Trump delivered his analysis without offering additional scientific support for his views. White House officials did not respond to emailed requests for comment Monday.
Scientists draw a distinction between big shifts in the world’s climate stretching over millennia and the recent rapid warming trend. According to U.S. National Oceanic and Atmospheric Administration data, there hasn’t been a cooler-than-average year since 1976. Instead, it’s been hotter than average every year — all 41 of them — since.
And the Earth keeps setting temperature records — 2014 was the hottest year for surface temperature, according to NOAA, until 2015, which was even hotter. Then 2016 topped even that. (2017 was the third-hottest year, after 2016 and 2015, NOAA says).
“The odds of that happening by chance are just statistically infinitesimal,” said Noah Diffenbaugh, a professor and senior fellow at Stanford University. “We also know that warming is not consistent with volcanoes or solar cycles or these non-human sources.”
The existence of past cool periods — including the Ice Age — aren’t evidence the current warming trend is illusory, scientists say. They help support it. Some of the strongest evidence and understanding of what causes Earth’s climate to change come from studies documenting conditions before humans showed up, Diffenbaugh said.
Andrew Dessler, a climate scientist at Texas A&M University, said it’s unclear what Trump meant in asserting the climate can “go back.”
“Given the scientific community’s view that the warming is driven by greenhouse gases, there’s zero reason to think that climate change will reverse itself,” Dessler said.
In the CBS interview, the president reiterated his view that he’s not willing to risk American jobs or the U.S. economy to confront climate change — even if “something’s happening.”
“I don’t want to give trillions and trillions of dollars,” Trump said. “I don’t want to lose millions and millions of jobs. I don’t want to be put at a disadvantage.”
That’s in keeping with Trump’s June 2017 decision to pull the U.S. out of the landmark Paris climate accord, based on an argument that living up to the pact’s carbon-cutting commitments would punish America and deal a devastating cost to the economy. Under Trump, federal agencies also are easing a slew of Obama-era regulations designed to cut greenhouse gas emissions from oil wells, automobiles and power plants.
Trump has long questioned climate change, declaring in one November 2012 tweet that the entire “concept of global warming was created by and for the Chinese in order to make U.S. manufacturing non-competitive.”
Although Trump told “60 Minutes” that “something’s changing,” he later added: “You don’t know whether or not that would have happened with or without man. You don’t know.”

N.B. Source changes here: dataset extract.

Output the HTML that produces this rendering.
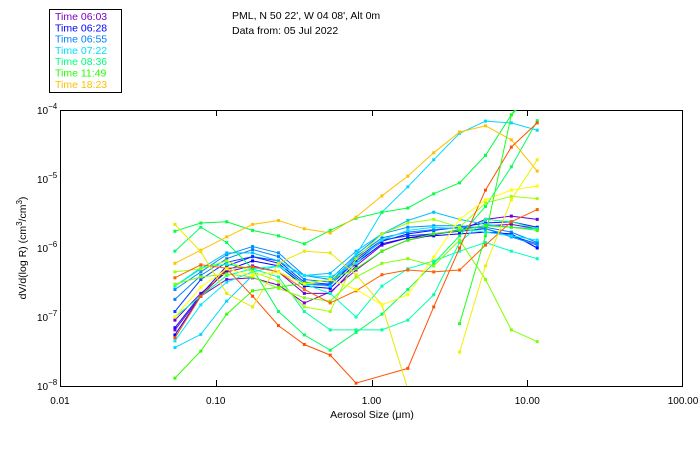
<!DOCTYPE html>
<html><head><meta charset="utf-8"><style>
body{margin:0;background:#fff;}
svg{display:block;font-family:"Liberation Sans",sans-serif;}
</style></head><body>
<svg id="chart" width="700" height="450">
<defs><clipPath id="plotclip"><rect x="60" y="110" width="623" height="276"/></clipPath></defs>
<g>
<rect x="49.5" y="9.5" width="72" height="83" fill="#fff" stroke="#000"/>
<g id="legendItems" font-size="10.5"></g>
</g>
<text x="232" y="19" font-size="10.5">PML, N 50 22', W 04 08', Alt 0m</text>
<text x="232" y="34" font-size="10.5">Data from: 05 Jul 2022</text>
<rect x="60.5" y="110.5" width="622" height="276" fill="none" stroke="#000"/>
<g id="axes" font-size="10"></g>
<g id="series" clip-path="url(#plotclip)"></g>
<text x="372" y="418" font-size="10.5" text-anchor="middle">Aerosol Size (μm)</text>
<text transform="translate(26,248) rotate(-90)" font-size="10.5" text-anchor="middle">dV/d(log R) (cm<tspan dy="-4" font-size="8">3</tspan><tspan dy="4">/cm</tspan><tspan dy="-4" font-size="8">3</tspan><tspan dy="4">)</tspan></text>
</svg>
<script>
const sizes = [0.0547,0.0802,0.1176,0.1724,0.2527,0.3705,0.5432,0.7963,1.167,1.711,2.509,3.678,5.392,7.905,11.59];
const xTicks = [0.01,0.1,1,10,100];
const xTickLabels = ["0.01","0.10","1.00","10.00","100.00"];
const yTickExps = [-4,-5,-6,-7,-8];
const legendTimes = ["Time 06:03","Time 06:28","Time 06:55","Time 07:22","Time 08:36","Time 11:49","Time 18:23"];
const legendColors = ["#7f00c8","#0000ff","#0080ff","#00e0ff","#00ff80","#22ff00","#ffc000"];
const s1 = [6.5e-8,2.0e-7,3.5e-7,3.7e-7,2.9e-7,1.6e-7,2.3e-7,4.8e-7,9.0e-7,1.3e-6,1.55e-6,1.85e-6,2.1e-6,2.2e-6,1.9e-6];
const s2 = [9e-8,2.2e-7,4.5e-7,5.5e-7,4.5e-7,2.2e-7,2.2e-7,5.5e-7,1.1e-6,1.4e-6,1.6e-6,1.8e-6,2.6e-6,2.9e-6,2.6e-6];
const s3 = [5.5e-8,2.0e-7,4.8e-7,6.5e-7,5.5e-7,2.8e-7,2.6e-7,6.0e-7,1.15e-6,1.4e-6,1.5e-6,1.6e-6,1.7e-6,1.6e-6,1.0e-6];
const s4 = [7e-8,2.1e-7,5.5e-7,7.5e-7,6.0e-7,3.0e-7,2.9e-7,6.5e-7,1.25e-6,1.6e-6,1.8e-6,2.0e-6,2.3e-6,2.4e-6,2.0e-6];
const s5 = [1.2e-7,3.5e-7,6.2e-7,7.5e-7,6.5e-7,3.2e-7,3.0e-7,7e-7,1.3e-6,1.5e-6,1.6e-6,1.75e-6,1.9e-6,1.5e-6,1.15e-6];
const s6 = [1.8e-7,4.0e-7,7.0e-7,9.5e-7,7.5e-7,3.5e-7,3.2e-7,7.5e-7,1.4e-6,1.7e-6,1.85e-6,2.0e-6,2.0e-6,1.7e-6,1.2e-6];
const s7 = [2.5e-7,4.5e-7,8.0e-7,1.05e-6,8.5e-7,4e-7,3.5e-7,8e-7,1.6e-6,2.0e-6,2.1e-6,2.1e-6,1.9e-6,1.45e-6,1.1e-6];
const s8 = [2.8e-7,5.0e-7,8.5e-7,8.5e-7,6.5e-7,4.0e-7,4.3e-7,9e-7,1.6e-6,2.5e-6,3.3e-6,2.6e-6,2.2e-6,2.0e-6,1.9e-6];
const s9 = [3.6e-8,5.6e-8,1.7e-7,4.0e-7,4.5e-7,3.0e-7,2.8e-7,7.9e-7,3.3e-6,7.7e-6,1.9e-5,4.6e-5,6.9e-5,6.5e-5,5.1e-5];
const s10 = [4.5e-8,1.5e-7,3.2e-7,4.5e-7,5.5e-7,4.0e-7,3.8e-7,6.0e-7,1.3e-6,1.8e-6,2.0e-6,1.9e-6,1.7e-6,1.5e-6,1.3e-6];
const s11 = [2.8e-7,5.2e-7,5.8e-7,5.0e-7,5.5e-7,3.0e-7,2.2e-7,1.0e-7,2.8e-7,5.0e-7,6.5e-7,9e-7,1.2e-6,9e-7,7e-7];
const s12 = [1.0e-7,2.0e-7,4.0e-7,5.0e-7,3.8e-7,1.2e-7,6.5e-8,6.5e-8,6.5e-8,9.0e-8,2.1e-7,1.2e-6,2.6e-6,2.4e-6,1.9e-6];
const s13 = [1.75e-6,2.3e-6,2.4e-6,1.8e-6,1.5e-6,1.15e-6,1.8e-6,2.7e-6,3.3e-6,3.8e-6,6.1e-6,8.8e-6,2.2e-5,8.5e-5,2.0e-4];
const s14 = [1.3e-8,3.2e-8,1.1e-7,2.4e-7,2.7e-7,3.1e-7,3.5e-7,5.0e-7,9e-7,1.3e-6,1.6e-6,1.8e-6,2.1e-6,2.0e-6,1.8e-6];
const s15 = [9e-7,2.0e-6,1.2e-6,5e-7,1.2e-7,5.5e-8,3.3e-8,6.0e-8,1.1e-7,2.5e-7,6.0e-7,1.5e-6,4.0e-6,1.5e-5,7e-5];
const s16 = [3.0e-7,3.8e-7,4.2e-7,3.8e-7,2.6e-7,1.9e-7,1.7e-7,3.8e-7,6.0e-7,7.0e-7,5.5e-7,1.3e-6,3.5e-7,6.5e-8,4.4e-8];
const s17 = [4.5e-7,5.0e-7,6.5e-7,4.5e-7,3.3e-7,1.4e-7,1.2e-7,7e-7,1.6e-6,2.3e-6,2.6e-6,2.0e-6,4.5e-6,5.6e-6,5.2e-6];
const s18 = [6.0e-7,9.3e-7,1.45e-6,2.2e-6,2.5e-6,1.9e-6,1.65e-6,2.8e-6,5.7e-6,1.1e-5,2.4e-5,4.8e-5,5.9e-5,3.7e-5,1.3e-5];
const s19 = [3.7e-7,5.7e-7,5.1e-7,5.3e-7,4.5e-7,2.5e-7,1.6e-7,2.4e-7,4.1e-7,4.8e-7,4.5e-7,4.8e-7,1.1e-6,2.4e-6,3.6e-6];
const s20 = [5e-8,2e-7,5e-7,2e-7,7.5e-8,4e-8,2.8e-8,1.1e-8,null,1.8e-8,1.4e-7,1.0e-6,6.9e-6,2.9e-5,6.5e-5];
const s21 = [2.2e-6,8.8e-7,2.2e-7,1.4e-7,6.0e-7,9.0e-7,8.5e-7,4.1e-7,1.5e-7,9e-9,null,null,null,null,null];
const s22 = [null,null,null,null,null,null,null,null,null,null,null,3.1e-8,5.5e-7,5e-6,1.9e-5];
const s23 = [1.0e-7,2.7e-7,5.0e-7,4.0e-7,4.5e-7,3.0e-7,3.5e-7,2.5e-7,1.5e-7,2.1e-7,7.4e-7,2.6e-6,5e-6,6.9e-6,7.9e-6];
const s24 = [null,null,null,null,null,null,null,null,null,null,null,8e-8,1.5e-6,8.5e-5,3e-4];
const seriesList = [s1,s2,s3,s4,s5,s6,s7,s8,s9,s10,s11,s12,s13,s14,s15,s16,s17,s18,s19,s20,s21,s22,s23,s24];
const seriesColors = ["#7f00c8","#6a00d8","#0000ff","#1010ff","#0040ff","#0080ff","#0090ff","#00c0ff","#00d8ff","#00e8ff","#00ffc0","#00ffa0","#00ff40","#30ff00","#00ff60","#80ff00","#a0ff00","#ffc000","#ff6000","#ff5000","#e8e800","#f0f000","#ffff00","#20ff20"];

const NS = "http://www.w3.org/2000/svg";
function xs(v){ return 60 + (Math.log10(v) + 2) * 155.75; }
function ys(v){ return 110 + (-4 - Math.log10(v)) * 69; }
function mk(tag, attrs, parent){ const e = document.createElementNS(NS, tag); for (const k in attrs) e.setAttribute(k, attrs[k]); parent.appendChild(e); return e; }

const lg = document.getElementById('legendItems');
legendTimes.forEach((t, i) => {
  const el = mk('text', {x: 55, y: 20 + i * 11.3, fill: legendColors[i]}, lg);
  el.textContent = t;
  
  
});

const ax = document.getElementById('axes');
xTicks.forEach((v, i) => {
  const x = Math.round(xs(v)) + 0.5;
  if (i > 0 && i < xTicks.length - 1) {
    const t1 = mk('line', {x1: x, x2: x, y1: 386, y2: 380, stroke: '#000'}, ax);
    
    
    const t2 = mk('line', {x1: x, x2: x, y1: 110, y2: 116, stroke: '#000'}, ax);
    
    
  }
  const lb = mk('text', {x: xs(v), y: 404, 'text-anchor': 'middle'}, ax);
  lb.textContent = xTickLabels[i];
  
  
});
yTickExps.forEach(e => {
  const y = ys(Math.pow(10, e));
  const lb = mk('text', {x: 37, y: y + 4, 'text-anchor': 'start'}, ax);
  lb.textContent = '10';
  const sp = mk('tspan', {dy: -5, 'font-size': 8}, lb);
  sp.textContent = '−' + Math.abs(e);
  
  
});

const sg = document.getElementById('series');
seriesList.forEach((vals, si) => {
  const g = mk('g', {}, sg);
  
  
  let d = '';
  vals.forEach((v, i) => {
    if (v === null) return;
    d += (d ? 'L' : 'M') + xs(sizes[i]).toFixed(1) + ',' + ys(v).toFixed(1);
  });
  mk('path', {d: d, fill: 'none', stroke: seriesColors[si], 'stroke-width': 1}, g);
  vals.forEach((v, i) => {
    if (v === null) return;
    const r = mk('rect', {x: xs(sizes[i]) - 1.5, y: ys(v) - 1.5, width: 3, height: 3, fill: seriesColors[si]}, g);
    
    
  });
});
</script>
</body></html>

Michael E. Mann, a scientist at Pennsylvania State University, calls that “one of the standard ‘stages of denial”’ on climate.
“The first stage is ‘it’s not happening,’ The second stage of denial, where Trump is currently located, is ‘it’s not human-caused,”’ Mann said. “In reality, there is an overwhelming scientific consensus that the warming we have seen over the past century can only be explained by human-caused climate change and in particular the burning of fossil fuels, something that Trump’s key supporters and funders profit from directly.”
Trump’s latest assertions dovetail with the careful refrain many of his top officials have adopted on climate change: acknowledging the climate is or may be changing, but questioning how much of it is caused by humans.
The posture, adopted by former EPA Administrator Scott Pruitt, Interior Secretary Ryan Zinke and Energy Secretary Rick Perry, may undercut accusations from environmental groups that they are “climate deniers.” The careful rhetorical formulation also provides room for administration officials to acknowledge climate change without pursuing policies to curb the use of fossil fuels that is driving the phenomenon.